Salah satu varian durian termahal yang dijual di Cina bernama "Musang King," yang dibanderol seharga USD 120 atau sekitar Rp. 1,6 juta per buah. Durian "Musang King" digemari lantaran dagingnya yang tebal dan berwarna emas. Di Cina durian tersebut dibanderol beberapa kali lipat lebih mahal ketimbang di Malaysia.
"Pelanggan kami tidak mengkhawatirkan harga, mereka hanya ingin yang terbaik," kata Wang.
Primadona Eksopor Berbau Menyengat
Durian menjadi primadona ekspor baru Malaysia menyusul melemahnya ekspor minyak sawit. Pemerintah di Kuala Lupur yang berharap mendapat pemasukan tambahan dari fenomena "demam durian" di Cina saat ini mendorong ekspansi perkebunan.
Nilai ekspor durian dari Malaysia ke Cina di delapan bulan pertama tahun 2018 misalnya mencapai USD 1,8 juta atau Rp. 25 miliar. Angka tersebut menandai pertumbuhan sebesar dua kali lipat dibandingkan periode yang sama di tahun 2017, menurut data Kementerian Pertanian Malaysia.
Malaysia berharap perjanjian dagang yang ditandatangani Agustus silam bisa embuka akses buat menggandakan ekspor durian menjadi 443.000 ton pada 2030. Selama ini Kuala Lumpur hanya diizinkan mengekspor durian dalam bentuk bubur atau pasta.

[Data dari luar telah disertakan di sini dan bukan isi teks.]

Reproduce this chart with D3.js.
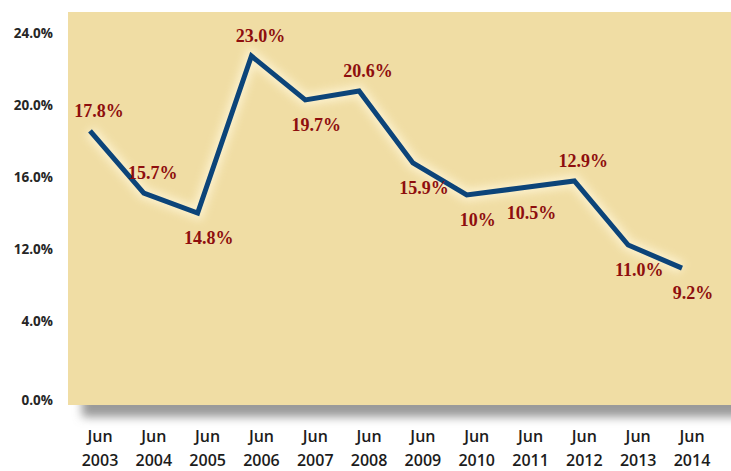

Baca juga: Setiap Tahun Dunia Kehilangan Hutan Hampir Seluas Pulau Jawa
Meski demikian Kementerian Pertanian memastikan ekspansi perkebunan akan berjalan lambat. Pemerintah juga mendorong petani untuk menggunakan kebun yang sudah ada, ketimbang membuka lahan baru. "Deforestasi di lahan baru tidak dianjurkan," kata Mentan Salahuddin Ayub kepada AFP. Dia memastikan akan menerapkan aturan lingkungan yang ketat bagi pembukaan lahan baru.
Namun komitmen tersebut belum dirasakan di negara bagian Kelantan. Di sana suku etnis setempat menggalang demonstrasi menghadang upaya perusahaan perkebunan membabat hutan adat untuk dijadikan perkebunan durian Musang King. Meski akhirnya pemerintah negara bagian Kelantan digugat pemerintah pusat, pegiat lingkungan meyakini perspektif ke depan kian muram.
Budidaya durian "semakin mendorong deforestasi dan lenyapnya keanekaragaman hayati di Malaysia," tulis organisasi konservasi, Rimba. Ekspansi perkebunan "menghancurkan habitat ragam satwa seperti harimau, gajah, kera dan burung Rangkong," yang keberadaannya hampir terancam punah.